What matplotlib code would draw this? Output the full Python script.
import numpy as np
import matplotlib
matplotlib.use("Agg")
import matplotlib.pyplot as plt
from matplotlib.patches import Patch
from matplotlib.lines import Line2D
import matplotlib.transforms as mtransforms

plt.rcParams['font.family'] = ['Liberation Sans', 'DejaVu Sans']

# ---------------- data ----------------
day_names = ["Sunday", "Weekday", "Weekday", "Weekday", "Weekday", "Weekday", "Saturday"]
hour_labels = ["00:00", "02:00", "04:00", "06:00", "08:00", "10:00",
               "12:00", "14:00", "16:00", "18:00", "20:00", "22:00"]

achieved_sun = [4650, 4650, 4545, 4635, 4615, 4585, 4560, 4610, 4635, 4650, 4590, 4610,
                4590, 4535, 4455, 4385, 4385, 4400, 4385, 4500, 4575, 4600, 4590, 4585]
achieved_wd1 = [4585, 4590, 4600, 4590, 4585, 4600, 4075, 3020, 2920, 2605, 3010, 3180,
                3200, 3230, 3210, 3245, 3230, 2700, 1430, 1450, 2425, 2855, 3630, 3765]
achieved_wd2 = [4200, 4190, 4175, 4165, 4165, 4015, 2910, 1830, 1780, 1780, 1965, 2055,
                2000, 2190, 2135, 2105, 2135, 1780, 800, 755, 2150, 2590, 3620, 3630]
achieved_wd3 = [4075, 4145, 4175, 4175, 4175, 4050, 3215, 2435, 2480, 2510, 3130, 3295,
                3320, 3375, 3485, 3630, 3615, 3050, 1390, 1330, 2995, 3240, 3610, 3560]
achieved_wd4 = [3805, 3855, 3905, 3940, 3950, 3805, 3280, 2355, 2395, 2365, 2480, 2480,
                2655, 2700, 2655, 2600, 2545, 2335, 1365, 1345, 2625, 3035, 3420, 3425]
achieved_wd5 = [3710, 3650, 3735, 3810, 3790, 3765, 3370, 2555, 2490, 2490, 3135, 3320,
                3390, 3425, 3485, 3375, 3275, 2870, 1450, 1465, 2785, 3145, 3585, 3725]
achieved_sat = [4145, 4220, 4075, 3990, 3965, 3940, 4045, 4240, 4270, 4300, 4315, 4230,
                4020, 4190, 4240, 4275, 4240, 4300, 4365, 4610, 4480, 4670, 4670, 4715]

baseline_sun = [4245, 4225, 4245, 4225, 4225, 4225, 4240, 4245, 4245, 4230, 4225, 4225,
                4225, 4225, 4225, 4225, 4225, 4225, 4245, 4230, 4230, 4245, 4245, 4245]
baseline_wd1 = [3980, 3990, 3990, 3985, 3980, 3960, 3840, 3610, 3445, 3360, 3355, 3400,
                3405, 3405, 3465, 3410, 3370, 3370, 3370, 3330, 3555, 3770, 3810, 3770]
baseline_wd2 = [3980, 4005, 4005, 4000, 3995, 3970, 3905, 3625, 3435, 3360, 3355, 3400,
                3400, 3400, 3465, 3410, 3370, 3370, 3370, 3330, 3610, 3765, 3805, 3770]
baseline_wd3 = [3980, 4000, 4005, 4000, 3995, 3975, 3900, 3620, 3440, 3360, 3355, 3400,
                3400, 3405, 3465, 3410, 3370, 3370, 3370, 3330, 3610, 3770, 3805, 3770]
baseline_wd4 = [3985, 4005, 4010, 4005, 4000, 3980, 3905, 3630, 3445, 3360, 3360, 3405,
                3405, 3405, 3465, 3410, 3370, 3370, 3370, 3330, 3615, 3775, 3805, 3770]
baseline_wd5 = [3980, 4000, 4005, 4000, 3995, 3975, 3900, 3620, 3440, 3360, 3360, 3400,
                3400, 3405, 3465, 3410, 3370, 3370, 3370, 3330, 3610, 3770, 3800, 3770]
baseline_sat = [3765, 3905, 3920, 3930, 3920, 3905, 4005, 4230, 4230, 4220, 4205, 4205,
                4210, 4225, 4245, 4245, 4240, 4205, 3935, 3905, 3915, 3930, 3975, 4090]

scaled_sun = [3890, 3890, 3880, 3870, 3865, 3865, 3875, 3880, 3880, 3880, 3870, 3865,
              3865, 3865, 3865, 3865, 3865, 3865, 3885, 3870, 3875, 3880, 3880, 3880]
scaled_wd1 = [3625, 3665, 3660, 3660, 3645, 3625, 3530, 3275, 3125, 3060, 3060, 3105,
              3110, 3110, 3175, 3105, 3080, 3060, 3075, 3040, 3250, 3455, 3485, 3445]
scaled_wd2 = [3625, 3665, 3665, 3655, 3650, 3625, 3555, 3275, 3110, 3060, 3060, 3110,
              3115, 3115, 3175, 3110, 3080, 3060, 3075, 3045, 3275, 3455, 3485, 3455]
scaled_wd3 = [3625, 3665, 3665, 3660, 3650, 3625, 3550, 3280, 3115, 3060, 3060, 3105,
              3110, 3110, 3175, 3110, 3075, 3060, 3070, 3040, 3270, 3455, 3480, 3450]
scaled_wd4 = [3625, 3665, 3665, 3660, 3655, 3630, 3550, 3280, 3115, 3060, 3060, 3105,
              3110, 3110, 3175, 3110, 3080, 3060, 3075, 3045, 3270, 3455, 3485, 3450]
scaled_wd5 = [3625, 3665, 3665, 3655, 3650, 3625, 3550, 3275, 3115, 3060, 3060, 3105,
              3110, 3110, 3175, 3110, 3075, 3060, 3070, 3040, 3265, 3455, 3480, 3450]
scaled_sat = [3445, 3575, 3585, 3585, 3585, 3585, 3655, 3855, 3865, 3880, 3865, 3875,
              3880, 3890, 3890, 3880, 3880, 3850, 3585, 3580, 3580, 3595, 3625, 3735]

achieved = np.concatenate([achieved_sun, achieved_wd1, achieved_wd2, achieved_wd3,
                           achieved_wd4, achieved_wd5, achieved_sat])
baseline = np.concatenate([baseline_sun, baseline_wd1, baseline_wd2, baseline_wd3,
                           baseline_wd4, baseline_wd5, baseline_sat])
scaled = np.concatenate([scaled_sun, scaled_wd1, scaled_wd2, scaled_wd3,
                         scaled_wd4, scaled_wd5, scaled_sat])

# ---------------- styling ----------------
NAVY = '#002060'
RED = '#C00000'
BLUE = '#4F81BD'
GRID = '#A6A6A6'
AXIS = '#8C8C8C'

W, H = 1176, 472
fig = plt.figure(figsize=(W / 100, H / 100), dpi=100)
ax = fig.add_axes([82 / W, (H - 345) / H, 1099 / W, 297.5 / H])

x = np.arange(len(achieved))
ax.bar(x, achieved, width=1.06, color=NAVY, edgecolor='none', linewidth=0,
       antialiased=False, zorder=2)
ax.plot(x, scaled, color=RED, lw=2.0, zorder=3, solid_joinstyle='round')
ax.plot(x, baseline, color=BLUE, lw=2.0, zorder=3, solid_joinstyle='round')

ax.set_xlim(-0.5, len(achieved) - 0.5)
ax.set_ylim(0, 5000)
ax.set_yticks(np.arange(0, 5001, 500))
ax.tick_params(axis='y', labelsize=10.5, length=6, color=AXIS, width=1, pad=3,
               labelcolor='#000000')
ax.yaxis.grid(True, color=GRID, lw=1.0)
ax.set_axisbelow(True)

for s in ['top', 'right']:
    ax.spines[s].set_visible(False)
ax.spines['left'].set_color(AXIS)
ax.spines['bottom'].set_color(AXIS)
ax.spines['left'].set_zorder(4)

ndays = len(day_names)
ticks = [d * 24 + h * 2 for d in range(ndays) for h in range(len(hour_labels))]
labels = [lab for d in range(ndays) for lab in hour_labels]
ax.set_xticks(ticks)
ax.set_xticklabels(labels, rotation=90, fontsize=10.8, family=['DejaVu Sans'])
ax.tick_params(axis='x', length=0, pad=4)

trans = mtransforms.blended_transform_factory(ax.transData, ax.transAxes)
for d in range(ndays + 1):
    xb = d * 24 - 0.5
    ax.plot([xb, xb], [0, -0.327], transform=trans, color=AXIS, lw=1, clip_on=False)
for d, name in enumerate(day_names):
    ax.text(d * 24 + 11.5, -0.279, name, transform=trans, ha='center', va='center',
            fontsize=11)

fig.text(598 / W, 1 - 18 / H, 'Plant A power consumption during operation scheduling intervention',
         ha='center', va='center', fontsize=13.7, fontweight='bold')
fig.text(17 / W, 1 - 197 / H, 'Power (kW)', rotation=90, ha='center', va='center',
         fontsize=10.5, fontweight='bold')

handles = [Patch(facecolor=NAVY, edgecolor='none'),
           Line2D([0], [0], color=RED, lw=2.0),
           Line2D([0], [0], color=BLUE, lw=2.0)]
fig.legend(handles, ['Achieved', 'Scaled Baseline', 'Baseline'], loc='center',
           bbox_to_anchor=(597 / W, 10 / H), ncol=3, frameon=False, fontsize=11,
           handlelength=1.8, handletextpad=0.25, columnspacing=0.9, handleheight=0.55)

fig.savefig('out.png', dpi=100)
____
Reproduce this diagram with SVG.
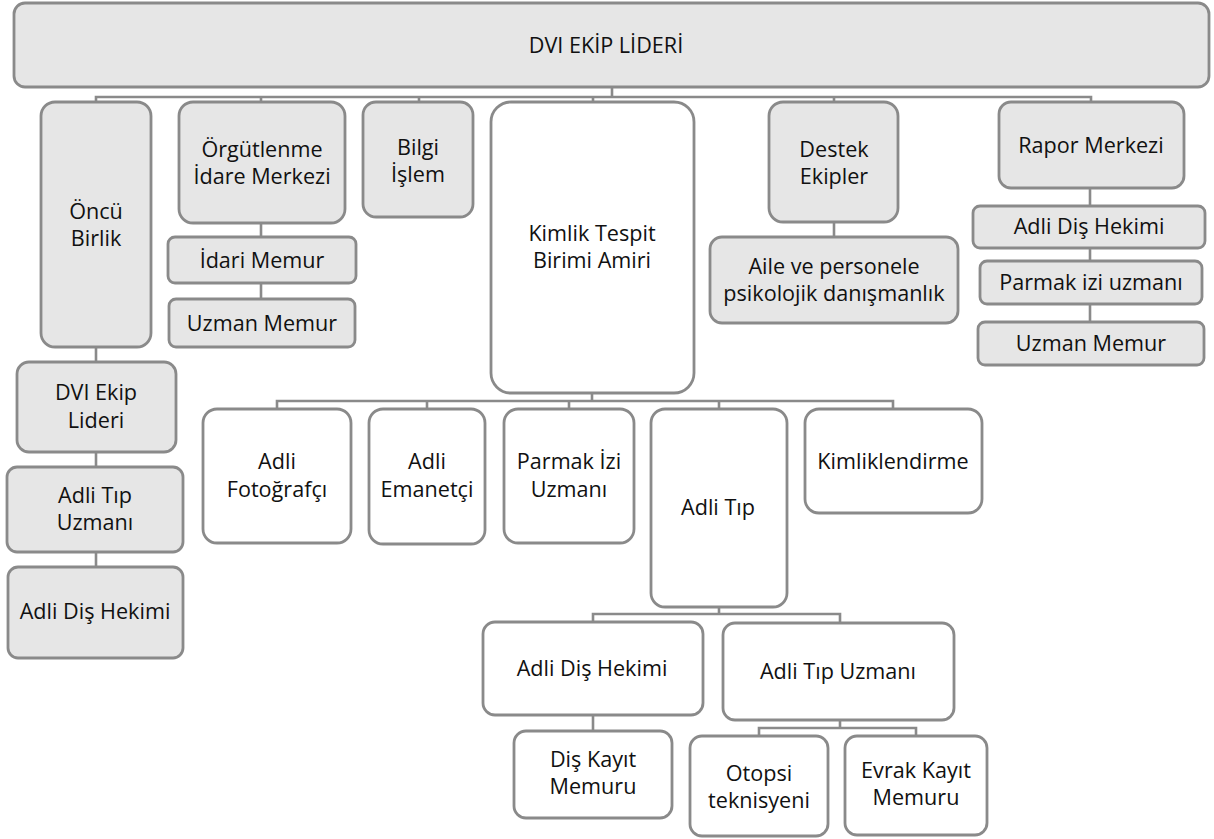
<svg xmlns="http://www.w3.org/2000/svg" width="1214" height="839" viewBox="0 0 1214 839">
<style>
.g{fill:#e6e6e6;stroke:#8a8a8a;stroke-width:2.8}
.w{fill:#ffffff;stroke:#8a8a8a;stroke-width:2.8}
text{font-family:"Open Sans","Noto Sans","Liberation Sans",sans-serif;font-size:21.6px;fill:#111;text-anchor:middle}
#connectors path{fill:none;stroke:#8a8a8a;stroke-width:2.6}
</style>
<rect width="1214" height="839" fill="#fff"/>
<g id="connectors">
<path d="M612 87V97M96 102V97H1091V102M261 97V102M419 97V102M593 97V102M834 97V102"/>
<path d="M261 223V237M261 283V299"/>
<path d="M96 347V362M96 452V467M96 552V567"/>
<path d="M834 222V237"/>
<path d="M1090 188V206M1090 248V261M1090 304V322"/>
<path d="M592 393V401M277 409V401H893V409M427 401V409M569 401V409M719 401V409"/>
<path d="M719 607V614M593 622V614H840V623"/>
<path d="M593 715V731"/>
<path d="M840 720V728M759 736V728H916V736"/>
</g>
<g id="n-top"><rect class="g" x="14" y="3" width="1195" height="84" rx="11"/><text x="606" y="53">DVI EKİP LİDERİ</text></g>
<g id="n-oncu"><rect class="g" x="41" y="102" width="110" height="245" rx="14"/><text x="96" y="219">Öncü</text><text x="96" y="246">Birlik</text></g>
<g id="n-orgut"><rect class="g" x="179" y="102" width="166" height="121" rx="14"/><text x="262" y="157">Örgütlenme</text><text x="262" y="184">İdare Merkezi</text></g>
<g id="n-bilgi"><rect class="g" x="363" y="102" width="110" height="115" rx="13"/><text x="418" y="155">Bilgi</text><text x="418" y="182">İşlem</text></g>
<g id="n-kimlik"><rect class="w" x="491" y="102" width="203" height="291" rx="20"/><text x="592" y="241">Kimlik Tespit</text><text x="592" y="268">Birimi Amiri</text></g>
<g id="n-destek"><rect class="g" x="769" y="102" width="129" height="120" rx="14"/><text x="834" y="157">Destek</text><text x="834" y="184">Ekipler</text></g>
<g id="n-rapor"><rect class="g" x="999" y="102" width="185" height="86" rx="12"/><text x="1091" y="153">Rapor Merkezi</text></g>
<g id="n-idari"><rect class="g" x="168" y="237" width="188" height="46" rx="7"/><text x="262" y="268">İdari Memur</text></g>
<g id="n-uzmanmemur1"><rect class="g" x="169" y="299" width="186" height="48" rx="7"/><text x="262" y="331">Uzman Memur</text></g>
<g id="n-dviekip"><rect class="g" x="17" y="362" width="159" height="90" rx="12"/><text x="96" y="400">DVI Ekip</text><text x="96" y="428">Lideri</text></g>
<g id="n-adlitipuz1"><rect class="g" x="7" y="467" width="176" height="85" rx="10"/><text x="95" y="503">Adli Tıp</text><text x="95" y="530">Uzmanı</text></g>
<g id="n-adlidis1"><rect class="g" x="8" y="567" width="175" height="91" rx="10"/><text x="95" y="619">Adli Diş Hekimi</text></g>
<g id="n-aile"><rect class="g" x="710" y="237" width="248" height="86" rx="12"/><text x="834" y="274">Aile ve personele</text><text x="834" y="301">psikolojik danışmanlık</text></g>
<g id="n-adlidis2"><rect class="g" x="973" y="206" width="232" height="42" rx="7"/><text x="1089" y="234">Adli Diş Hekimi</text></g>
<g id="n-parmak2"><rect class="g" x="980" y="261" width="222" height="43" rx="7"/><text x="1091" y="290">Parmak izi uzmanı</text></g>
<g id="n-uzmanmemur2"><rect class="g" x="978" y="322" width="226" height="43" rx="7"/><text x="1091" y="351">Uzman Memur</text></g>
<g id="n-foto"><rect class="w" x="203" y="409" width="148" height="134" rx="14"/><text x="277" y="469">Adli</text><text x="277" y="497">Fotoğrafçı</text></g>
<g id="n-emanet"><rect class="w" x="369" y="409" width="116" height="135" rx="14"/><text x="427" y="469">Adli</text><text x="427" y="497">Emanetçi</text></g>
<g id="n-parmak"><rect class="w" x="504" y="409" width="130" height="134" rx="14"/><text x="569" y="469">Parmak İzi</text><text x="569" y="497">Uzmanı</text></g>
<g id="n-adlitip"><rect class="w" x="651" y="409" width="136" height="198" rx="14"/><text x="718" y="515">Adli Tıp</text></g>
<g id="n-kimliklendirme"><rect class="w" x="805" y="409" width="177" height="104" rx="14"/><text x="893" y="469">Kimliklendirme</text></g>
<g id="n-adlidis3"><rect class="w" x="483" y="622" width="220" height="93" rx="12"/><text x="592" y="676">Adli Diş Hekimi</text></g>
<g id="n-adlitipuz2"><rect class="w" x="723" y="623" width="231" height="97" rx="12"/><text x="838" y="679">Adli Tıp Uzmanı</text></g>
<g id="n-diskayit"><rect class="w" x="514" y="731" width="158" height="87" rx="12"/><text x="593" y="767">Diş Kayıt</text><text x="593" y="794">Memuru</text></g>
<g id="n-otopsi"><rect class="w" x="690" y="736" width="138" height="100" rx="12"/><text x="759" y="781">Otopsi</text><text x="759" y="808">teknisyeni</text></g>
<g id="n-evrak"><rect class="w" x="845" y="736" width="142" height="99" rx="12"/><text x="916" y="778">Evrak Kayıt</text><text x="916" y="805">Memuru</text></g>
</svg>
____
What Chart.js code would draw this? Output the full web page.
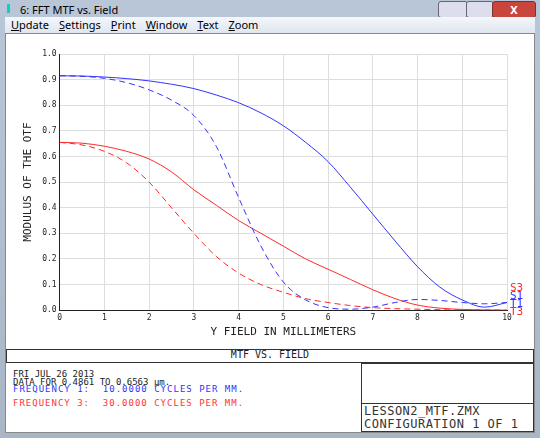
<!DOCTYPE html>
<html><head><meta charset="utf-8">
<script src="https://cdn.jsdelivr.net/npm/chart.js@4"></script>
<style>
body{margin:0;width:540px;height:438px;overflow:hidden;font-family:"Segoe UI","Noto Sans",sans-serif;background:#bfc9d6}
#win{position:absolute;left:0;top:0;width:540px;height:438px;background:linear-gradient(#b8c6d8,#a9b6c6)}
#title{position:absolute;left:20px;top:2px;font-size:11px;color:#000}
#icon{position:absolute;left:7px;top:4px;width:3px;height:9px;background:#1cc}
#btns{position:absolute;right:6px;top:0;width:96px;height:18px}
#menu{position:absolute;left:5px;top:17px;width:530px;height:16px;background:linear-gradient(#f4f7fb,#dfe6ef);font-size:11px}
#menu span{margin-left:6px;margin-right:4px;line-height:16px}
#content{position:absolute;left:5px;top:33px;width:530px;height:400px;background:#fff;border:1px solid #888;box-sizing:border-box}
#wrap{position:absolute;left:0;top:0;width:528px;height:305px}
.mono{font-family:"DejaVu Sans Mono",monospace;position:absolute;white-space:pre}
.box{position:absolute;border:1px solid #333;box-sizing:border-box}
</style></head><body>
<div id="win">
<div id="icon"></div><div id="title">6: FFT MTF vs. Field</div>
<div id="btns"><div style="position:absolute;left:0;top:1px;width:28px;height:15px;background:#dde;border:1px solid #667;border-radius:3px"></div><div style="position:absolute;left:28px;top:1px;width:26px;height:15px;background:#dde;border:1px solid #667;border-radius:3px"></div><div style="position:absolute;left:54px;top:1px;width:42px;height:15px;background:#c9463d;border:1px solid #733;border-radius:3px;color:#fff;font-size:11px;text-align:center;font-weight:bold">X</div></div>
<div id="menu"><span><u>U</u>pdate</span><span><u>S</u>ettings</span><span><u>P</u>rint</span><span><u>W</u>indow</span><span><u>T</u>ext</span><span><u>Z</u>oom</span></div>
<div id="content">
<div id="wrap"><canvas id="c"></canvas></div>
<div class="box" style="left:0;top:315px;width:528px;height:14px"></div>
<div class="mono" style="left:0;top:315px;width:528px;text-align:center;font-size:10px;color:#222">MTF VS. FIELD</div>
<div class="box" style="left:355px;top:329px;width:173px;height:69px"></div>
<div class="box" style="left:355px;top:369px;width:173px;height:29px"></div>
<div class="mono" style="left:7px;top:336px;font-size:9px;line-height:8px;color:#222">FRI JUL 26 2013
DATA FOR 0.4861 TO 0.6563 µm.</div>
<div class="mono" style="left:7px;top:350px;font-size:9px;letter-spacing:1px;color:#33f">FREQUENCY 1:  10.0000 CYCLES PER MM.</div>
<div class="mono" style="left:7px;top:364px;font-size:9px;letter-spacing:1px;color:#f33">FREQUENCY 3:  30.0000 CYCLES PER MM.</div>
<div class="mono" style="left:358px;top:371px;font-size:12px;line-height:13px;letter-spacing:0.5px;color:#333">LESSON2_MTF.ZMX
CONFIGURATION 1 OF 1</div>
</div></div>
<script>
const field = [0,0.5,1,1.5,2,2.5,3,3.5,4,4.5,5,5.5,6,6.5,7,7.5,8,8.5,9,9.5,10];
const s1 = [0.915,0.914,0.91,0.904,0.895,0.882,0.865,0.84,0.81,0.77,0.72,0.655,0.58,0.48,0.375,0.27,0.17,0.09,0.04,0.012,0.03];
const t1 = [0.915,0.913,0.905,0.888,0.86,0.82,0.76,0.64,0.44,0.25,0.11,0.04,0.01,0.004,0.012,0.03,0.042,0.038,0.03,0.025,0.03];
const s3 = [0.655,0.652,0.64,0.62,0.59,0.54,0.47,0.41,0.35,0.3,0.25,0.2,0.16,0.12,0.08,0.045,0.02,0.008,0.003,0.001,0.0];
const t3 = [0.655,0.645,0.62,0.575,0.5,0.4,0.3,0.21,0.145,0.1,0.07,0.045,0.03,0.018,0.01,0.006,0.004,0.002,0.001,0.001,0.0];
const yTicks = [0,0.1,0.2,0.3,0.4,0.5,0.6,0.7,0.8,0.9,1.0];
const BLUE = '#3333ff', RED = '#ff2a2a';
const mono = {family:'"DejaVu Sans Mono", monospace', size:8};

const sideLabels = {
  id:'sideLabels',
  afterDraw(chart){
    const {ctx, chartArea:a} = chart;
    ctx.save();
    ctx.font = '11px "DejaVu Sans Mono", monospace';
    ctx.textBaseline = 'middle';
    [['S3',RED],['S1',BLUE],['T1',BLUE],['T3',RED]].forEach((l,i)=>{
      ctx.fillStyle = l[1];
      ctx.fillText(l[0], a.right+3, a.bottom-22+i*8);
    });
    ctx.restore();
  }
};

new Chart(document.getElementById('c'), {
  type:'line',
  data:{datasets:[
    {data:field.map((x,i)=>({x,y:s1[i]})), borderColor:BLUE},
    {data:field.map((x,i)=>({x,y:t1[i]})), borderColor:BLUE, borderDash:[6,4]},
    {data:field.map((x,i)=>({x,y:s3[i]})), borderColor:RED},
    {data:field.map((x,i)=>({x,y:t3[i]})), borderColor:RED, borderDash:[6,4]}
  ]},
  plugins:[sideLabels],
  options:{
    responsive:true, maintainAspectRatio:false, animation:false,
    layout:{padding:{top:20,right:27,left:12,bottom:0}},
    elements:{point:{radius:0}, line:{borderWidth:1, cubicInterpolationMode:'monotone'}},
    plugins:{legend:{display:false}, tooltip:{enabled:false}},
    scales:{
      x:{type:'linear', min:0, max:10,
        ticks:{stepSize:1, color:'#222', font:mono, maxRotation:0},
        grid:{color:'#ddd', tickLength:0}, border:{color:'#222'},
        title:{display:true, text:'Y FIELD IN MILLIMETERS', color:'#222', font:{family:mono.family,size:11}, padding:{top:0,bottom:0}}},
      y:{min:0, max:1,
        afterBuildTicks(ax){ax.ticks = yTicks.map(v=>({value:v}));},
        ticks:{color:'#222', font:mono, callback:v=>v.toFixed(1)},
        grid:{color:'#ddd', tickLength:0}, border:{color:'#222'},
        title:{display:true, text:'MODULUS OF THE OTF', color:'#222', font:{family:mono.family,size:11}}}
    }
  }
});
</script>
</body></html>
____
Task to complete ::
Your task is to output exactly the lines from the one with "What matplotlib code" through the one with "4670, 4670, 4715]", counting both ends.

Solution to the exercise ::
What matplotlib code would draw this? Output the full Python script.
import numpy as np
import matplotlib
matplotlib.use("Agg")
import matplotlib.pyplot as plt
from matplotlib.patches import Patch
from matplotlib.lines import Line2D
import matplotlib.transforms as mtransforms

plt.rcParams['font.family'] = ['Liberation Sans', 'DejaVu Sans']

# ---------------- data ----------------
day_names = ["Sunday", "Weekday", "Weekday", "Weekday", "Weekday", "Weekday", "Saturday"]
hour_labels = ["00:00", "02:00", "04:00", "06:00", "08:00", "10:00",
               "12:00", "14:00", "16:00", "18:00", "20:00", "22:00"]

achieved_sun = [4650, 4650, 4545, 4635, 4615, 4585, 4560, 4610, 4635, 4650, 4590, 4610,
                4590, 4535, 4455, 4385, 4385, 4400, 4385, 4500, 4575, 4600, 4590, 4585]
achieved_wd1 = [4585, 4590, 4600, 4590, 4585, 4600, 4075, 3020, 2920, 2605, 3010, 3180,
                3200, 3230, 3210, 3245, 3230, 2700, 1430, 1450, 2425, 2855, 3630, 3765]
achieved_wd2 = [4200, 4190, 4175, 4165, 4165, 4015, 2910, 1830, 1780, 1780, 1965, 2055,
                2000, 2190, 2135, 2105, 2135, 1780, 800, 755, 2150, 2590, 3620, 3630]
achieved_wd3 = [4075, 4145, 4175, 4175, 4175, 4050, 3215, 2435, 2480, 2510, 3130, 3295,
                3320, 3375, 3485, 3630, 3615, 3050, 1390, 1330, 2995, 3240, 3610, 3560]
achieved_wd4 = [3805, 3855, 3905, 3940, 3950, 3805, 3280, 2355, 2395, 2365, 2480, 2480,
                2655, 2700, 2655, 2600, 2545, 2335, 1365, 1345, 2625, 3035, 3420, 3425]
achieved_wd5 = [3710, 3650, 3735, 3810, 3790, 3765, 3370, 2555, 2490, 2490, 3135, 3320,
                3390, 3425, 3485, 3375, 3275, 2870, 1450, 1465, 2785, 3145, 3585, 3725]
achieved_sat = [4145, 4220, 4075, 3990, 3965, 3940, 4045, 4240, 4270, 4300, 4315, 4230,
                4020, 4190, 4240, 4275, 4240, 4300, 4365, 4610, 4480, 4670, 4670, 4715]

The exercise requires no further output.